When Mary Todd laments the soldiers coming back from Civil War, maimed by the experience of killing and fear of being killed, and confused over why the war was fought in the first place, we understand the trauma borne by today's veterans. And when she damns the man who invented the first slingshot, we join in her curse and feel stronger in the cause to end wars -- for what better way to get a grip on the present madness than by understanding a sliver from the past? And what better way to do that than through the might of great historical fiction.

I am excited to read Z: A Novel of Zelda Fitzgerald, and look forward to the insights Therese Anne Fowler offers not only into Zelda's character but also into the complicated relationship she had with her husband. Zelda has been an object of fascination for me since I was 16 years old and first read F. Scott Fitzgerald's Tender Is the Night. I wondered then, and I wonder now, what Zelda's life might have been under different, less demanding circumstances -- how much was her mental illness caused by being married to Fitzgerald, and how much of it was inevitable? Tender Is the Night is a kind of historical fiction; after all, Fitzgerald based much of the novel, both its plot and its characters, on himself and Zelda, and the complications and sorrows and joys of their years of courtship and marriage. Tender Is the Night is both fiction, and a history, but it was a contemporary history of his own reality. Does that count as historical fiction today?

I wonder if Jamaica Kincaid's See Now Then, a novel of fiction based on her present day reality, will lead, in some way, to a novel written 40 years from now about the relationship between this writer from the islands and her husband from the Northeast establishment, who meet, fall in love, and fall out again. Kincaid claims her novel is a work of fiction but she draws deeply from her very real life marriage to Allen Shawn and the life they built together in Bennington, Vermont, which was torn apart by Shawn's leaving Kincaid for another woman. See Now Then is, like Tender is the Night was, a kind of historical fiction written in the present.

I read many mysteries set in the past, including the works of Anne Perry, Stefanie Pintoff, and Caleb Carr. I also read mysteries set in those same time periods (late 1800s and early 1900s) that were actually written in those time periods, including the delightful Father Brown mysteries written by G.K. Chesterton and the classic whodunits penned by Burton Egbert Stevenson, such as The Mystery of the Boule Cabinet. Those mysteries were written as contemporary fiction but have become historical fiction.

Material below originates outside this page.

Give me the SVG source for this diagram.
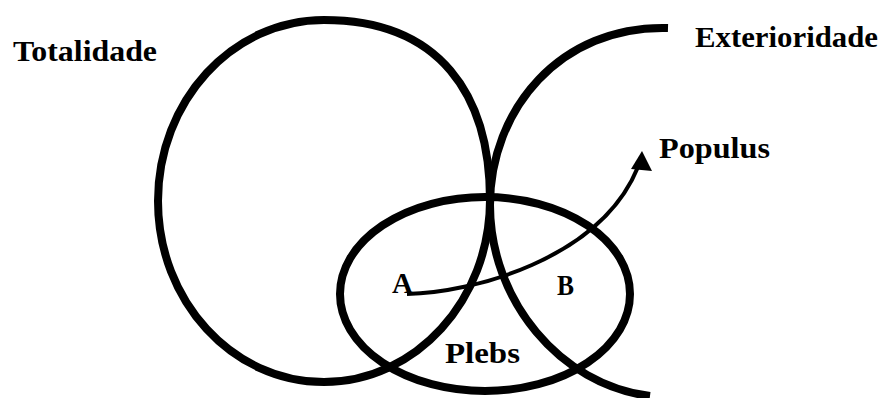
<svg xmlns="http://www.w3.org/2000/svg" width="883" height="398" viewBox="0 0 883 398">
<style>
.shape{fill:none;stroke:#000;stroke-width:8;stroke-linecap:butt}
.arrow{fill:none;stroke:#000;stroke-width:4}
.lbl{font-family:"Liberation Serif","Times New Roman",serif;font-weight:bold;font-size:29px;fill:#000}
</style>
<rect width="883" height="398" fill="#fff"/>
<g id="totalidade">
<path class="shape" d="M324,20 C440,20 490,95 490,200 C490,300 415.7,382 324,382 C232.3,382 158,301 158,201 C158,101 232.3,20 324,20 Z"/>
<text class="lbl" x="13" y="61" textLength="144" lengthAdjust="spacingAndGlyphs">Totalidade</text>
</g>
<g id="exterioridade">
<path class="shape" d="M668,28 C560,25 490,110 490,205 C490,300 560,385 650,396"/>
<text class="lbl" x="695" y="47" textLength="183" lengthAdjust="spacingAndGlyphs">Exterioridade</text>
</g>
<g id="plebs">
<ellipse class="shape" cx="485" cy="294" rx="145" ry="97"/>
<text class="lbl" x="445" y="363" textLength="75" lengthAdjust="spacingAndGlyphs">Plebs</text>
</g>
<g id="a">
<text class="lbl" x="392" y="293" textLength="21" lengthAdjust="spacingAndGlyphs">A</text>
</g>
<g id="b">
<text class="lbl" x="557" y="295" textLength="17" lengthAdjust="spacingAndGlyphs">B</text>
</g>
<g id="populus">
<text class="lbl" x="659" y="158" textLength="111" lengthAdjust="spacingAndGlyphs">Populus</text>
</g>
<g id="connectors">
<path class="arrow" d="M407,294 C470,293 600,260 638,167"/>
<polygon points="642,151 631,169 652,171" fill="#000"/>
</g>
</svg>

Another favorite collection of mine, the Travis McGee series written by John D. Macdonald, is set in the 1960s and '70s, and I first read them in the late 1970s. Rereading them now, the behavior of the characters, and their surroundings -- including a southern Florida just starting to be developed -- are dated and fascinating, and thought-provoking: where have the past four decades brought us? In other words, the works of MacDonald have begun to seem historical... Who knows what the future will bring?